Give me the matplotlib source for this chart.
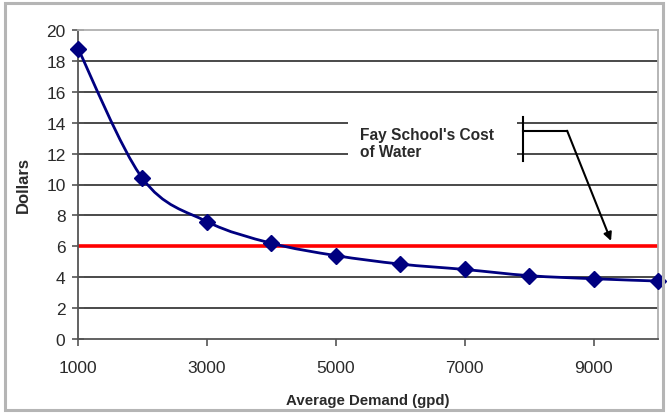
import numpy as np
import matplotlib.pyplot as plt
from matplotlib.path import Path
from matplotlib.patches import PathPatch, Rectangle

plt.rcParams['font.family'] = ['Liberation Sans', 'DejaVu Sans']

# data
demand = [1000, 2000, 3000, 4000, 5000, 6000, 7000, 8000, 9000, 10000]
dollars = [18.8, 10.4, 7.6, 6.2, 5.4, 4.85, 4.5, 4.1, 3.9, 3.75]
fay_cost = 6.0
x_ticks = [1000, 3000, 5000, 7000, 9000]
y_ticks = list(range(0, 21, 2))

NAVY = '#000080'
GRID = '#3a3a3a'
TXT = '#2a2a2a'


def smooth_path(xs, ys):
    """Excel-style smoothed line as cubic bezier segments"""
    p = np.column_stack([xs, ys]).astype(float)
    n = len(p)
    verts = [p[0]]
    codes = [Path.MOVETO]
    for i in range(n - 1):
        p0 = p[i - 1] if i > 0 else p[i]
        p3 = p[i + 2] if i + 2 < n else p[i + 1]
        c1 = p[i] + (p[i + 1] - p0) / 6
        c2 = p[i + 1] - (p3 - p[i]) / 6
        verts += [c1, c2, p[i + 1]]
        codes += [Path.CURVE4] * 3
    return Path(verts, codes)


fig = plt.figure(figsize=(6.68, 4.14), dpi=100)
ax = fig.add_axes([78 / 668, 1 - 340 / 414, 580 / 668, 309 / 414])

# outer frame of the picture
fig.patches.append(Rectangle((0.008, 0.007), 0.985, 0.983, transform=fig.transFigure,
                             fill=False, edgecolor='#b5b5b5', lw=2.2))

ax.set_xlim(1000, 10000)
ax.set_ylim(0, 20)

for y in y_ticks[1:-1]:
    ax.axhline(y, color=GRID, lw=1.3, zorder=1)

ax.axhline(fay_cost, color='#ff0000', lw=2.6, zorder=2)

ax.add_patch(PathPatch(smooth_path(demand, dollars), fill=False, edgecolor=NAVY,
                       lw=2, zorder=3))
ax.plot(demand, dollars, linestyle='none', marker='D', color=NAVY, ms=8, zorder=4,
        clip_on=False)

# annotation box
ax.add_patch(Rectangle((0.4655, 0.566), 0.2915, 0.178, transform=ax.transAxes,
                       facecolor='white', edgecolor='none', zorder=4.5))
ax.text(0.486, 0.635, "Fay School's Cost\nof Water", transform=ax.transAxes,
        fontsize=11.2, fontweight='bold', color=TXT, va='center', ha='left',
        linespacing=1.2, zorder=5)
bx, by_top, by_bot = 7905, 14.4, 11.55
ax.plot([bx, bx], [by_bot, by_top], color='black', lw=1.5, zorder=6)
ax.plot([bx, 8590], [13.48, 13.48], color='black', lw=1.5, zorder=6)
ax.annotate('', xy=(9271, 6.35), xytext=(8590, 13.48),
            arrowprops=dict(arrowstyle='-|>', color='black', lw=1.5,
                            mutation_scale=12, shrinkA=0, shrinkB=0), zorder=6)

for s in ['top', 'right']:
    ax.spines[s].set_color('#b0b0b0')
    ax.spines[s].set_linewidth(1.3)
for s in ['left', 'bottom']:
    ax.spines[s].set_color('#555555')
    ax.spines[s].set_linewidth(1.3)

ax.set_xticks(x_ticks)
ax.set_yticks(y_ticks)
ax.tick_params(axis='y', direction='inout', length=8, width=1.2, color='#555555',
               labelsize=12.5, labelcolor=TXT, pad=5)
ax.tick_params(axis='x', direction='out', length=5, width=1.2, color='#555555',
               labelsize=12.5, labelcolor=TXT, pad=10)

ax.set_xlabel('Average Demand (gpd)', fontsize=10.8, fontweight='bold', color=TXT,
              labelpad=13)
ax.set_ylabel('Dollars', fontsize=12, fontweight='bold', color=TXT, labelpad=11)

fig.savefig('out.png', dpi=100)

::::

— Work to be completed —
Copy out each line word for word, please, skipping the images.

— Exercise answer —
Give me the matplotlib source for this chart.
import numpy as np
import matplotlib.pyplot as plt
from matplotlib.path import Path
from matplotlib.patches import PathPatch, Rectangle

plt.rcParams['font.family'] = ['Liberation Sans', 'DejaVu Sans']

# data
demand = [1000, 2000, 3000, 4000, 5000, 6000, 7000, 8000, 9000, 10000]
dollars = [18.8, 10.4, 7.6, 6.2, 5.4, 4.85, 4.5, 4.1, 3.9, 3.75]
fay_cost = 6.0
x_ticks = [1000, 3000, 5000, 7000, 9000]
y_ticks = list(range(0, 21, 2))

NAVY = '#000080'
GRID = '#3a3a3a'
TXT = '#2a2a2a'


def smooth_path(xs, ys):
    """Excel-style smoothed line as cubic bezier segments"""
    p = np.column_stack([xs, ys]).astype(float)
    n = len(p)
    verts = [p[0]]
    codes = [Path.MOVETO]
    for i in range(n - 1):
        p0 = p[i - 1] if i > 0 else p[i]
        p3 = p[i + 2] if i + 2 < n else p[i + 1]
        c1 = p[i] + (p[i + 1] - p0) / 6
        c2 = p[i + 1] - (p3 - p[i]) / 6
        verts += [c1, c2, p[i + 1]]
        codes += [Path.CURVE4] * 3
    return Path(verts, codes)


fig = plt.figure(figsize=(6.68, 4.14), dpi=100)
ax = fig.add_axes([78 / 668, 1 - 340 / 414, 580 / 668, 309 / 414])

# outer frame of the picture
fig.patches.append(Rectangle((0.008, 0.007), 0.985, 0.983, transform=fig.transFigure,
                             fill=False, edgecolor='#b5b5b5', lw=2.2))

ax.set_xlim(1000, 10000)
ax.set_ylim(0, 20)

for y in y_ticks[1:-1]:
    ax.axhline(y, color=GRID, lw=1.3, zorder=1)

ax.axhline(fay_cost, color='#ff0000', lw=2.6, zorder=2)

ax.add_patch(PathPatch(smooth_path(demand, dollars), fill=False, edgecolor=NAVY,
                       lw=2, zorder=3))
ax.plot(demand, dollars, linestyle='none', marker='D', color=NAVY, ms=8, zorder=4,
        clip_on=False)

# annotation box
ax.add_patch(Rectangle((0.4655, 0.566), 0.2915, 0.178, transform=ax.transAxes,
                       facecolor='white', edgecolor='none', zorder=4.5))
ax.text(0.486, 0.635, "Fay School's Cost\nof Water", transform=ax.transAxes,
        fontsize=11.2, fontweight='bold', color=TXT, va='center', ha='left',
        linespacing=1.2, zorder=5)
bx, by_top, by_bot = 7905, 14.4, 11.55
ax.plot([bx, bx], [by_bot, by_top], color='black', lw=1.5, zorder=6)
ax.plot([bx, 8590], [13.48, 13.48], color='black', lw=1.5, zorder=6)
ax.annotate('', xy=(9271, 6.35), xytext=(8590, 13.48),
            arrowprops=dict(arrowstyle='-|>', color='black', lw=1.5,
                            mutation_scale=12, shrinkA=0, shrinkB=0), zorder=6)

for s in ['top', 'right']:
    ax.spines[s].set_color('#b0b0b0')
    ax.spines[s].set_linewidth(1.3)
for s in ['left', 'bottom']:
    ax.spines[s].set_color('#555555')
    ax.spines[s].set_linewidth(1.3)

ax.set_xticks(x_ticks)
ax.set_yticks(y_ticks)
ax.tick_params(axis='y', direction='inout', length=8, width=1.2, color='#555555',
               labelsize=12.5, labelcolor=TXT, pad=5)
ax.tick_params(axis='x', direction='out', length=5, width=1.2, color='#555555',
               labelsize=12.5, labelcolor=TXT, pad=10)

ax.set_xlabel('Average Demand (gpd)', fontsize=10.8, fontweight='bold', color=TXT,
              labelpad=13)
ax.set_ylabel('Dollars', fontsize=12, fontweight='bold', color=TXT, labelpad=11)

fig.savefig('out.png', dpi=100)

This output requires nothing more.